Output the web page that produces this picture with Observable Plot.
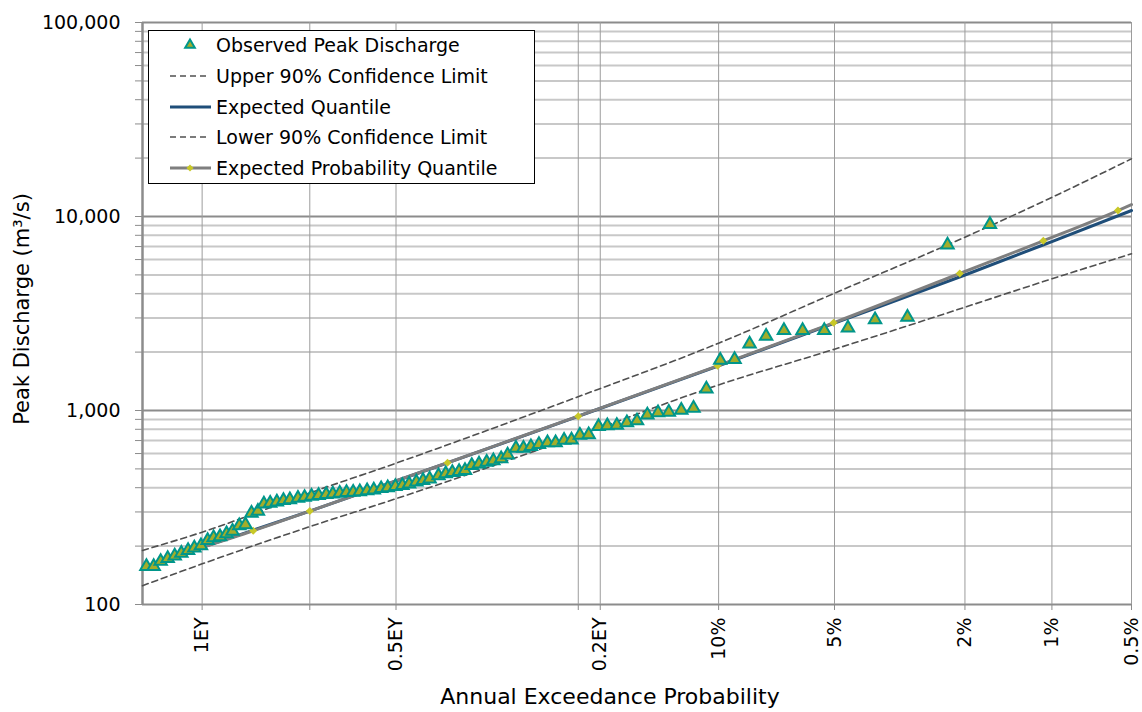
<!DOCTYPE html>
<html><head><meta charset="utf-8">
<script src="https://cdn.jsdelivr.net/npm/d3@7"></script>
<script src="https://cdn.jsdelivr.net/npm/@observablehq/plot@0.6"></script>
<style>body{margin:0;background:#fff;}</style>
</head><body><div id="chart"></div>
<script>
// ---- data (AEP as fraction, discharge in m3/s) ----
const observedAEP = [0.6957,0.6877,0.6799,0.6720,0.6640,0.6564,0.6486,0.6413,0.6335,0.6256,0.6185,0.6108,0.6029,0.5957,0.5875,0.5799,0.5725,0.5646,0.5572,0.5494,0.5411,0.5329,0.5249,
0.5148,0.5065,0.4978,0.4890,0.4795,0.4712,0.4626,0.4542,0.4459,0.4377,0.4287,0.4205,0.4115,0.4035,0.3942,0.3858,0.3778,0.3692,0.3613,0.3536,
0.3433,0.3350,0.3275,0.3199,0.3133,0.3058,0.2979,0.2896,0.2825,0.2743,0.2676,0.2591,0.2515,0.2441,0.2363,0.2281,0.2205,0.2127,0.2060,
0.1986,0.1910,0.1827,0.1755,0.1679,0.1601,0.1525,0.1450,0.1375,0.1302,0.1221,0.1145,0.1069,
0.0991,0.0915,0.0840,0.0763,0.0686,0.0612,0.0534,0.0458,0.0382,0.0305,0.0228,0.0165];
const observedQ = [157,157,167,173,178,184,190,196,201,214,221,224,232,239,255,258,296,303,330,333,338,344,347,
353,357,362,365,369,372,375,378,379,382,386,390,396,400,406,411,418,428,436,444,
462,472,479,485,491,521,531,541,552,564,591,639,639,652,668,682,682,704,705,
747,750,829,836,839,866,885,948,974,980,1004,1028,1291,
1819,1836,2207,2415,2585,2585,2585,2662,2938,3027,7131,9094];

const upperAEP = [0.7,0.6321,0.5,0.3935,0.209,0.1,0.05,0.02,0.01,0.005];
const upperQ   = [190,236,376,535,1127,2223,4023,7823,12550,19835];
const lowerAEP = [0.7,0.6321,0.5,0.3935,0.2,0.1,0.05,0.02,0.01,0.005];
const lowerQ   = [125,162,252,351,742,1355,2070,3408,4775,6424];
const expectedAEP = [0.6321,0.5,0.333,0.2,0.1,0.05,0.02,0.01,0.005];
const expectedQ   = [197,303,537,934,1700,2820,4995,7430,10737];
const epqAEP = [0.6321,0.5704,0.5,0.333,0.2,0.1006,0.0503,0.0208,0.01074,0.00565,0.005];
const epqQ   = [197,240,303,538,935,1700,2832,5084,7494,10737,11530];
const epqMarkerAEP = [0.5704,0.5,0.333,0.2,0.1006,0.0503,0.0208,0.01074,0.00565];
const epqMarkerQ   = [240,303,538,935,1700,2832,5084,7494,10737];

const xTickAEP    = [0.63212,0.5,0.39347,0.2,0.18127,0.1,0.05,0.02,0.01,0.005];
const xTickLabels = ["1EY","","0.5EY","","0.2EY","10%","5%","2%","1%","0.5%"];
const xDomainAEP  = [0.7,0.005];
const yMajor = [100,1000,10000,100000];
const yMinorMult = [2,3,4,5,6,7,8,9];
const legendLabels = ["Observed Peak Discharge","Upper 90% Confidence Limit","Expected Quantile","Lower 90% Confidence Limit","Expected Probability Quantile"];

// ---- helpers ----
function invNorm(p){
  const a=[-3.969683028665376e+01,2.209460984245205e+02,-2.759285104469687e+02,1.383577518672690e+02,-3.066479806614716e+01,2.506628277459239e+00];
  const b=[-5.447609879822406e+01,1.615858368580409e+02,-1.556989798598866e+02,6.680131188771972e+01,-1.328068155288572e+01];
  const c=[-7.784894002430293e-03,-3.223964580411365e-01,-2.400758277161838e+00,-2.549732539343734e+00,4.374664141464968e+00,2.938163982698783e+00];
  const d=[7.784695709041462e-03,3.224671290700398e-01,2.445134137142996e+00,3.754408661907416e+00];
  const pl=0.02425, ph=1-pl; let q,r;
  if(p<pl){q=Math.sqrt(-2*Math.log(p));return (((((c[0]*q+c[1])*q+c[2])*q+c[3])*q+c[4])*q+c[5])/((((d[0]*q+d[1])*q+d[2])*q+d[3])*q+1);}
  if(p<=ph){q=p-0.5;r=q*q;return (((((a[0]*r+a[1])*r+a[2])*r+a[3])*r+a[4])*r+a[5])*q/(((((b[0]*r+b[1])*r+b[2])*r+b[3])*r+b[4])*r+1);}
  q=Math.sqrt(-2*Math.log(1-p));return -(((((c[0]*q+c[1])*q+c[2])*q+c[3])*q+c[4])*q+c[5])/((((d[0]*q+d[1])*q+d[2])*q+d[3])*q+1);
}
const zOf = p => invNorm(1 - p);
const pairs = (A,Q) => A.map((p,i)=>({z:zOf(p), q:Q[i]}));

const obs = pairs(observedAEP, observedQ);
const upper = pairs(upperAEP, upperQ);
const lower = pairs(lowerAEP, lowerQ);
const expected = pairs(expectedAEP, expectedQ);
const epq = pairs(epqAEP, epqQ);
const epqM = pairs(epqMarkerAEP, epqMarkerQ);
const yMinor = yMajor.slice(0,3).flatMap(k => yMinorMult.map(m => m*k));
const xTicks = xTickAEP.map(zOf);
const labelMap = new Map(xTicks.map((z,i)=>[z, xTickLabels[i]]));

const C = {tri:"#a3ad2a", triStroke:"#00968a", dash:"#505050", blue:"#1f4e79", gray:"#7f7f7f", diamond:"#c8c828"};
const triR = 4.6, diaR = 3.6;

const chart = Plot.plot({
  width:1142, height:712,
  marginLeft:142, marginRight:11, marginTop:22, marginBottom:108,
  style:{fontFamily:"DejaVu Sans", fontSize:"19px", color:"#000", background:"#fff", overflow:"visible"},
  x:{type:"linear", domain:xDomainAEP.map(zOf)},
  y:{type:"log", domain:[100,100000]},
  marks:[
    Plot.ruleY(yMinor, {stroke:"#c8c8c8", strokeWidth:2}),
    Plot.ruleY(yMajor, {stroke:"#8c8c8c", strokeWidth:2}),
    Plot.ruleX(xTicks, {stroke:"#9c9c9c", strokeWidth:1}),
    Plot.ruleX([zOf(0.7)], {stroke:"#8c8c8c", strokeWidth:2.5}),
    Plot.axisY({ticks:[...yMajor, ...yMinor], tickSize:7, tickPadding:15, stroke:"#8c8c8c",
      tickFormat:d => yMajor.includes(d) ? d3.format(",")(d) : "", label:null, fontSize:19}),
    Plot.axisX({ticks:xTicks, tickFormat:d => labelMap.get(d) ?? "", tickRotate:-90, tickSize:6, tickPadding:7,
      stroke:"#8c8c8c", label:null, fontSize:19}),
    Plot.line(upper, {x:"z", y:"q", stroke:C.dash, strokeWidth:1.6, strokeDasharray:"6,4", curve:"monotone-x"}),
    Plot.line(lower, {x:"z", y:"q", stroke:C.dash, strokeWidth:1.6, strokeDasharray:"6,4", curve:"monotone-x"}),
    Plot.line(expected, {x:"z", y:"q", stroke:C.blue, strokeWidth:3, curve:"monotone-x"}),
    Plot.line(epq, {x:"z", y:"q", stroke:C.gray, strokeWidth:3, curve:"monotone-x"}),
    Plot.dot(epqM, {x:"z", y:"q", symbol:"diamond2", r:diaR, fill:C.diamond, stroke:"none"}),
    Plot.dot(obs, {x:"z", y:"q", symbol:"triangle", r:triR, fill:C.tri, stroke:C.triStroke, strokeWidth:2})
  ]
});
document.getElementById("chart").appendChild(chart);

// ---- titles & legend ----
const svg = d3.select(chart);
svg.append("text").attr("transform","translate(29,309) rotate(-90)").attr("text-anchor","middle")
  .style("font-size","21px").attr("fill","#000").text("Peak Discharge (m³/s)");
svg.append("text").attr("x",610).attr("y",704).attr("text-anchor","middle")
  .style("font-size","22px").attr("fill","#000").text("Annual Exceedance Probability");

const lg = svg.append("g");
lg.append("rect").attr("x",148.5).attr("y",30.5).attr("width",386).attr("height",153)
  .attr("fill","#fff").attr("stroke","#000").attr("stroke-width",1);
const rowsY = [45,76,107,137,168];
rowsY.forEach((y,i)=>{
  lg.append("text").attr("x",216).attr("y",y).attr("dy","0.36em").attr("text-anchor","start")
    .style("font-size","19px").attr("fill","#000").text(legendLabels[i]);
});
lg.append("path").attr("transform",`translate(190,${rowsY[0]})`).attr("d",d3.symbol(d3.symbolTriangle, Math.PI*3.6*3.6)())
  .attr("fill",C.tri).attr("stroke",C.triStroke).attr("stroke-width",2);
[1,3].forEach(i=>lg.append("line").attr("x1",170).attr("x2",210).attr("y1",rowsY[i]).attr("y2",rowsY[i])
  .attr("stroke",C.dash).attr("stroke-width",1.6).attr("stroke-dasharray","6,4"));
lg.append("line").attr("x1",170).attr("x2",211).attr("y1",rowsY[2]).attr("y2",rowsY[2]).attr("stroke",C.blue).attr("stroke-width",3);
lg.append("line").attr("x1",170).attr("x2",211).attr("y1",rowsY[4]).attr("y2",rowsY[4]).attr("stroke",C.gray).attr("stroke-width",3);
lg.append("path").attr("transform",`translate(190,${rowsY[4]})`).attr("d",d3.symbol(d3.symbolDiamond2, Math.PI*3.2*3.2)())
  .attr("fill",C.diamond);
</script></body></html>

··········

Could the lines from the top of the material through the line with "1819,1836,2207,2415,2585,2585,2585,2662,2938,3027,7131,9094];" be repeated exactly, pictures left out?

Output the web page that produces this picture with Observable Plot.
<!DOCTYPE html>
<html><head><meta charset="utf-8">
<script src="https://cdn.jsdelivr.net/npm/d3@7"></script>
<script src="https://cdn.jsdelivr.net/npm/@observablehq/plot@0.6"></script>
<style>body{margin:0;background:#fff;}</style>
</head><body><div id="chart"></div>
<script>
// ---- data (AEP as fraction, discharge in m3/s) ----
const observedAEP = [0.6957,0.6877,0.6799,0.6720,0.6640,0.6564,0.6486,0.6413,0.6335,0.6256,0.6185,0.6108,0.6029,0.5957,0.5875,0.5799,0.5725,0.5646,0.5572,0.5494,0.5411,0.5329,0.5249,
0.5148,0.5065,0.4978,0.4890,0.4795,0.4712,0.4626,0.4542,0.4459,0.4377,0.4287,0.4205,0.4115,0.4035,0.3942,0.3858,0.3778,0.3692,0.3613,0.3536,
0.3433,0.3350,0.3275,0.3199,0.3133,0.3058,0.2979,0.2896,0.2825,0.2743,0.2676,0.2591,0.2515,0.2441,0.2363,0.2281,0.2205,0.2127,0.2060,
0.1986,0.1910,0.1827,0.1755,0.1679,0.1601,0.1525,0.1450,0.1375,0.1302,0.1221,0.1145,0.1069,
0.0991,0.0915,0.0840,0.0763,0.0686,0.0612,0.0534,0.0458,0.0382,0.0305,0.0228,0.0165];
const observedQ = [157,157,167,173,178,184,190,196,201,214,221,224,232,239,255,258,296,303,330,333,338,344,347,
353,357,362,365,369,372,375,378,379,382,386,390,396,400,406,411,418,428,436,444,
462,472,479,485,491,521,531,541,552,564,591,639,639,652,668,682,682,704,705,
747,750,829,836,839,866,885,948,974,980,1004,1028,1291,
1819,1836,2207,2415,2585,2585,2585,2662,2938,3027,7131,9094];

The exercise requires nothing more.